The State Council of Chiefs has the Tor Tiv, Orchivirigh Dr. Alfred Akawe Torkura as Chairman, with Och’Idoma and all second class Chiefs/Chairmen of the Local Government Traditional Council as members.

Natural resources

Benue State is the nations acclaimed food basket because of its rich agricultural produce which include yams, rice, beans, cassava, potatoes, maize, soya beans, sorghum, millet and cocoyam. The state also accounts for over 70% of Nigeria’s soya bean production.

The state has a vast and fertile landmass, which is tilled by the farming population that treasures agriculture as the bedrock of its livelihood. It is also boast of one of the longest stretches of river systems in the country with great potential for a viable fishing industry, dry season farming through irrigation and for an inland water highway.
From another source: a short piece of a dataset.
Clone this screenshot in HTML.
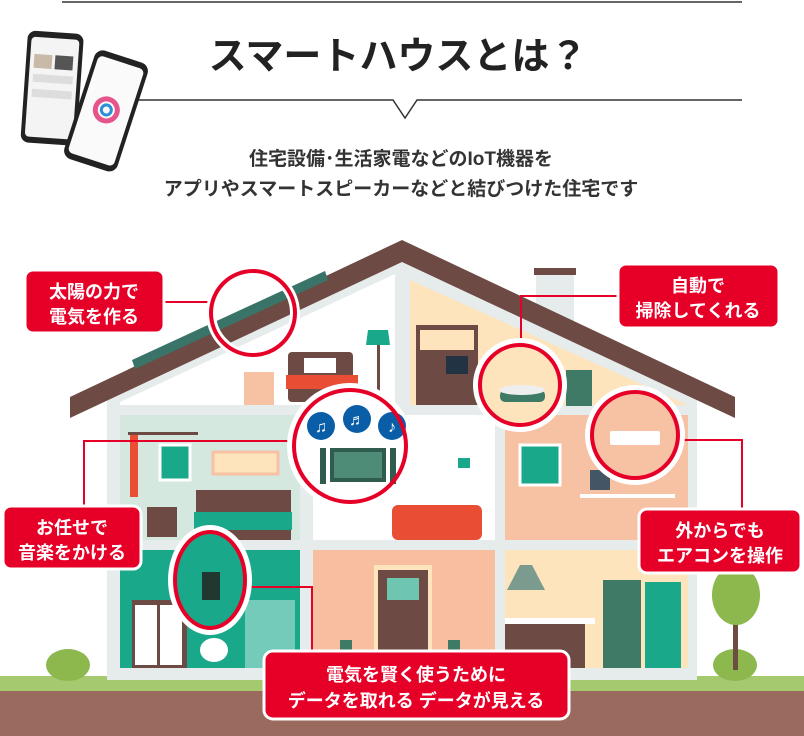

The vegetation of the sourthern parts of the state is characterized by forests, which yield trees for timber and provide a suitable habitat for rare animals. The state thus possesses potential for the development of viable forest and wildlife reserves.


Benue State possesses a rich and diverse cultural heritage which finds expression in colourful cloths, exotic masquerades, supplicated music and dances. Traditional dances from Benue State have won acclaim at national and international cultural festivals. These dances include Ingyough, Ange, Anchanakupa and Swange among the Tiv, and Anuwowowo and Odabaru among the Idoma. The Tiv kwagh-hir theatre provides memorable entertainment in its dramatization of Tiv folklore and social commentary.
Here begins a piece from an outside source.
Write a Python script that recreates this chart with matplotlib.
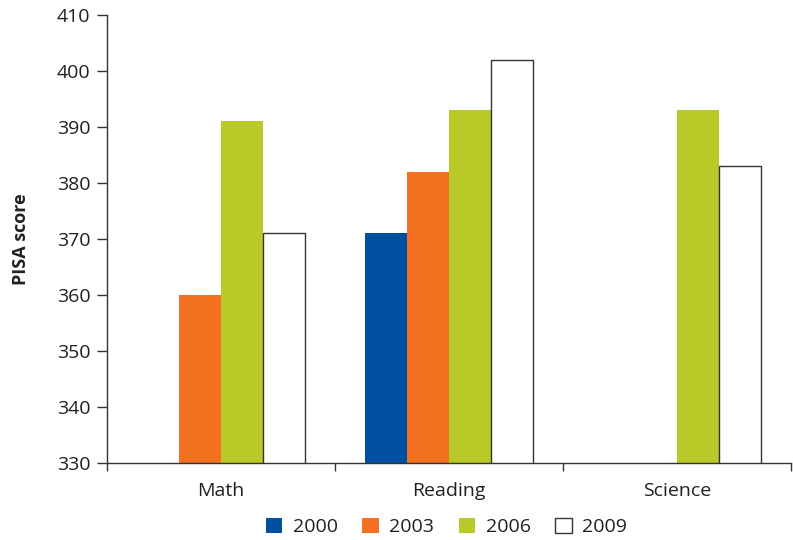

The socio-religious festivals of the state are equally famous. The Alekwu ancestral festival of the Idoma for instance, is an occasion when, it is popularly believed the ancestors emerge from the spirit world to reestablish contact with the living in forms of masquerades.

Marriage, funerals and other rites of passage provide occasion for rich displays of the people’s cultural heritage.

Fishing festivals and communal hunting expeditions are colourful and memorable social events among various communities. The Igede Agba (a new yam festival) and the Ujo festival are the most important social occasions among the Igede and Igumale/Agila people respectively.